Koran Sulindo – Wakil Ketua DPR Fahri Hamzah dilaporkan Pusat Kajian Antikorupsi Universitas Gadjah Mada (Pukat UGM) ke Komisi Pemberantasan Korupsi (KPK), Selasa, (2/5). “Para pihak yang menghalangi, mencegah, baik dalam penyelidikan maupun penyidikan, mereka diancam dengan pidana. Mereka dianggap melakukan obstruction of justice,” kata Peneliti Pukat UGM Oce Madril di kantor Indonesia Corruption Watch (ICW), Kalibata, Jakarta Selatan, Rabu (3/5).
Tindakan Fahri yang memimpin sidang Paripurna DPR untuk pengajuan hak angket terhadap KPK secara langsung atau tidak, menurut Oce, justru menghambat pengusutan kasus besar yang kini tengah ditangani KPK. Salah satunya kasus korupsi proyek pengadaan kartu tanda penduduk elektronik (e-KTP). “Cara ketok palu tiba-tiba itu jelas bertentangan dengan Undang-Undang MD3. Jadi, ini intinya yang kami laporkan ke KPK. Kami meminta KPK menindaklanjuti laporan yang kami sampaikan kemarin,” tuturnya.
Dalam pandangan Oce, tindakan Fahri Hamzah diduga juga sebagai langkah melindungi Ketua DPR Setya Novanto, yang namanya ikut masuk dalam pusaran kasus korupsi e-KTP. “Jadi, tidak bisa kemudian konteks ini dilepaskan oleh Fahri Hamzah, ketika dia buru-buru melanggar prosedur, memutuskan pengajuan hak angket kepada KPK,” tandasnya. Selain Pukat UGM, yang ikut melaporkan Fahri adalah Pusako Universitas Andalas, Koalisi Pemantau Legislatif, Perludem, ICW, dan Formappi.
DPR pada 28 April 2017 lalu menggelar sidang paripurna untuk menyetujui penggunaan hak angket terkait pelaksanaan tugas KPK yang diatur dalam Undang-Undang Nomor 30 Tahun 2002 tentang KPK. Sidang itu dipimpin oleh Fahri Hamzah. “Apakah usul hak angket tentang pelaksanaan tugas KPK yang diatur dalam Undang-Undang KPK dapat disetujui menjadi hak angket DPR?” kata Fahri Hamzah dalam sesi terakhir sidang.

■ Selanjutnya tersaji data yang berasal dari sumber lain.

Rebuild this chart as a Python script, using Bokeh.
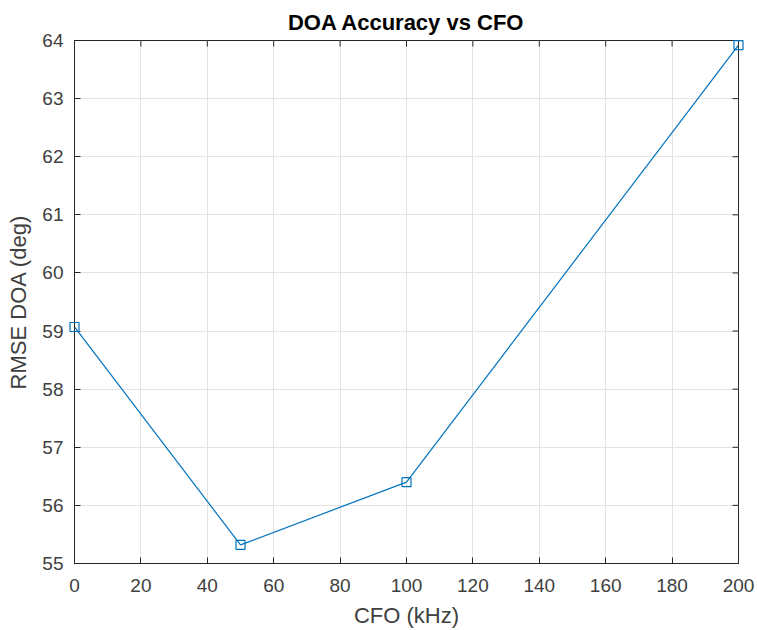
from bokeh.plotting import figure
from bokeh.models import ColumnDataSource, FixedTicker, Range1d, Title
from bokeh.embed import file_html
from bokeh.resources import INLINE

# Data
cfo_khz = [0, 50, 100, 200]
rmse_doa = [59.07, 55.32, 56.40, 63.92]
x_ticks = [0, 20, 40, 60, 80, 100, 120, 140, 160, 180, 200]
y_ticks = [55, 56, 57, 58, 59, 60, 61, 62, 63, 64]
title_text = "DOA Accuracy vs CFO"
x_label = "CFO (kHz)"
y_label = "RMSE DOA (deg)"

FONT = "Liberation Sans"
AX = "#262626"
TXT = "#404040"
BLUE = "#0072BD"

X_MIN, X_MAX = x_ticks[0], x_ticks[-1]
Y_MIN, Y_MAX = y_ticks[0], y_ticks[-1]

p = figure(width=757, height=630, output_backend="svg", toolbar_location=None,
           x_range=Range1d(X_MIN, X_MAX), y_range=Range1d(Y_MIN, Y_MAX),
           min_border_left=74, min_border_right=19, min_border_top=40,
           min_border_bottom=66)
p.title = Title(text=title_text, align="center", text_font=FONT,
                text_font_size="22px", text_font_style="bold",
                text_color="#000000", standoff=11)
p.outline_line_color = AX
p.outline_line_width = 1
p.background_fill_color = "white"
p.border_fill_color = "white"

p.xgrid.ticker = FixedTicker(ticks=x_ticks)
p.ygrid.ticker = FixedTicker(ticks=y_ticks)
p.xgrid.grid_line_color = "#e3e3e3"
p.ygrid.grid_line_color = "#e3e3e3"

# inward tick marks on the top and right edges (clipped to the frame)
p.scatter(x=x_ticks, y=[Y_MAX] * len(x_ticks), marker="dash", angle=1.5708,
          size=12, line_color=AX, line_width=1)
p.scatter(x=[X_MAX] * len(y_ticks), y=y_ticks, marker="dash",
          size=12, line_color=AX, line_width=1)

src = ColumnDataSource(dict(x=cfo_khz, y=rmse_doa))
p.line("x", "y", source=src, line_color=BLUE, line_width=1.2)
p.scatter("x", "y", source=src, marker="square", size=9, line_color=BLUE,
          line_width=1.2, fill_color=None, level="overlay")

xa = p.xaxis[0]
ya = p.yaxis[0]
for ax, ticks in ((xa, x_ticks), (ya, y_ticks)):
    ax.ticker = FixedTicker(ticks=ticks)
    ax.axis_line_color = AX
    ax.major_tick_line_color = AX
    ax.major_tick_in = 6
    ax.major_tick_out = 0
    ax.minor_tick_line_color = None
    ax.major_label_text_font = FONT
    ax.major_label_text_color = TXT
    ax.major_label_text_font_size = "19px"
    ax.axis_label_text_font = FONT
    ax.axis_label_text_font_size = "22px"
    ax.axis_label_text_font_style = "normal"
    ax.axis_label_text_color = TXT
xa.major_label_standoff = 15
ya.major_label_standoff = 11
xa.axis_label = x_label
ya.axis_label = y_label
xa.axis_label_standoff = 8
ya.axis_label_standoff = 8

open("out.html", "w").write(file_html(p, INLINE))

Begitu banyak anggota DPR yang menyatakan persetujuan, Fahri kemudian langsung mengetuk palu sebagai tanda keputusan telah diambil. Namun, setelah itu, beberapa anggota DPR dari Fraksi Partai Gerindra maju ke depan meja pemimpin sidang DPR untuk memprotes pengambilan keputusan yang mereka nilai terlalu cepat itu.
Terkait pengaduan Pukat UGM dan beberapa lembaga swadaya masyarakat lain ke KPK itu, Guru Besar Emeritus Hukum Pidana Universitas Padjadjaran, Romli Atmasasmita, mengungkapkan pandangannya lewat akun resmi Twitter-nya. Menurut dia, hak angket adalah hak konstitusional anggota DPR RI dan itu merupakan pelaksanaan perintah undang-undang. Menurut Romli, amat berbahaya jika pengusul hak angket dilaporkan ke pihak berwewenang. Laporan itu juga ia nilai tidak tepat.
“Karena, pengusul itu anggota DPR RI yang sah dan dilindungi konstitusi. Mereka melaksanakan perintah undang-undang,” tulis Romli pada Rabu pagi.
Sebelumnya, pada 29 April 2017 lalu, Romli juga menyatakan, yang diangket oleh DPR itu bukan tindakan pro-justitia, tapi soal tanggung jawab anggaran dan kepatuhan kepada undang-undang. “KPK pasti aman jika jujur. Kenapa takut dan risi? Seharusnya begitu pimpinan dan pegawai KPK manusia pilihan dan langka,” kata perumus Undang-Undang KPK itu.